Shares in British American Tobacco have lost nearly a quarter of their value this year – with investors spooked by a backlash against vapes.

Regulators on both sides of the Atlantic have expressed concern over tobacco alternatives amid calls for flavoured products to be banned.

This is a blow for those such as British American Tobacco which are on a mission to pivot away from cigarettes towards ‘next generation products’.

To make matters worse, the maker of Marlboro and Benson & Hedges was recently fined £508m for sanctions busting, because it sold to and traded with North Korea between 2007 and 2017.

This sent shares tumbling and chief executive Jack Bowles announced his sudden departure. He was head of Asian operations at BAT for some of the period under scrutiny by US authorities.

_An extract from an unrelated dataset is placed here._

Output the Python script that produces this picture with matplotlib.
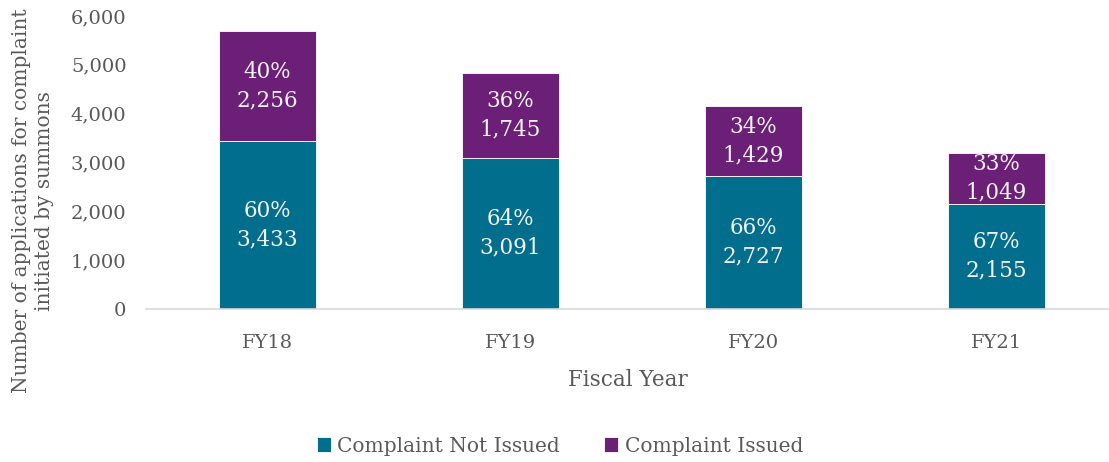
import matplotlib
matplotlib.use("Agg")
import matplotlib.pyplot as plt
import numpy as np

years = ["FY18", "FY19", "FY20", "FY21"]
not_issued = [3433, 3091, 2727, 2155]
issued = [2256, 1745, 1429, 1049]
pct_not_issued = [60, 64, 66, 67]
pct_issued = [40, 36, 34, 33]

teal = "#006E8C"
purple = "#6B1F77"
grey = "#595959"

plt.rcParams['font.family'] = ['DejaVu Serif']
plt.rcParams['font.size'] = 13

fig = plt.figure(figsize=(11.09, 4.62), dpi=100)
ax = fig.add_axes([146 / 1109, 1 - 309 / 462, 963 / 1109, 293 / 462])

x = np.arange(len(years))
w = 0.40
b1 = ax.bar(x, not_issued, w, color=teal, edgecolor="white", linewidth=0.6,
            label="Complaint Not Issued")
b2 = ax.bar(x, issued, w, bottom=not_issued, color=purple, edgecolor="white",
            linewidth=0.6, label="Complaint Issued")

for i in range(len(years)):
    ax.text(x[i], not_issued[i] / 2, f"{pct_not_issued[i]}%\n{not_issued[i]:,}",
            ha="center", va="center", color="#F2F2F2", fontsize=15.5, linespacing=1.4)
    ax.text(x[i], not_issued[i] + issued[i] / 2, f"{pct_issued[i]}%\n{issued[i]:,}",
            ha="center", va="center", color="#F2F2F2", fontsize=15.5, linespacing=1.4)

ax.set_ylim(0, 6000)
ax.set_xlim(-0.5, -0.5 + 963 / 243)
ax.set_yticks(range(0, 6001, 1000))
ax.set_yticklabels([f"{v:,}" for v in range(0, 6001, 1000)])
ax.set_xticks(x)
ax.set_xticklabels(years)
ax.tick_params(axis="both", length=0, colors=grey, labelsize=14)
ax.tick_params(axis="y", pad=14)
ax.tick_params(axis="x", pad=18)
for s in ["top", "right", "left"]:
    ax.spines[s].set_visible(False)
ax.spines["bottom"].set_color("#D9D9D9")
ax.spines["bottom"].set_linewidth(1.2)

ax.set_xlabel("Fiscal Year", color=grey, fontsize=15.5, labelpad=12)
fig.text(33 / 1109, 1 - 201 / 462,
         "Number of applications for complaint\ninitiated by summons",
         rotation=90, ha="center", va="center", multialignment="center",
         color=grey, fontsize=14.5, linespacing=1.25)

fig.legend(handles=[b1, b2], loc="center", bbox_to_anchor=(0.505, 1 - 446 / 462),
           ncol=2, frameon=False, fontsize=14.5, labelcolor=grey,
           handlelength=0.7, handleheight=0.7, handletextpad=0.3, columnspacing=2.2)

fig.savefig("out.png", dpi=100)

Russ Mould, investment director at AJ Bell, said this is ‘not a pretty picture’ for new chief Tadeu Marroco, who leads a trading update on Tuesday.

‘Marroco must now put the North Korea fiasco behind the company, improve momentum in next generation products and entrench BAT’s competitive position in tobacco so it can keep generating cash, pay fat dividends, decrease borrowings and perhaps restart share buybacks,’ he said. 

Investors are likely to seek reassurance about the prospect of US laws as the Food and Drug Administration looks at menthol and flavoured cigarettes.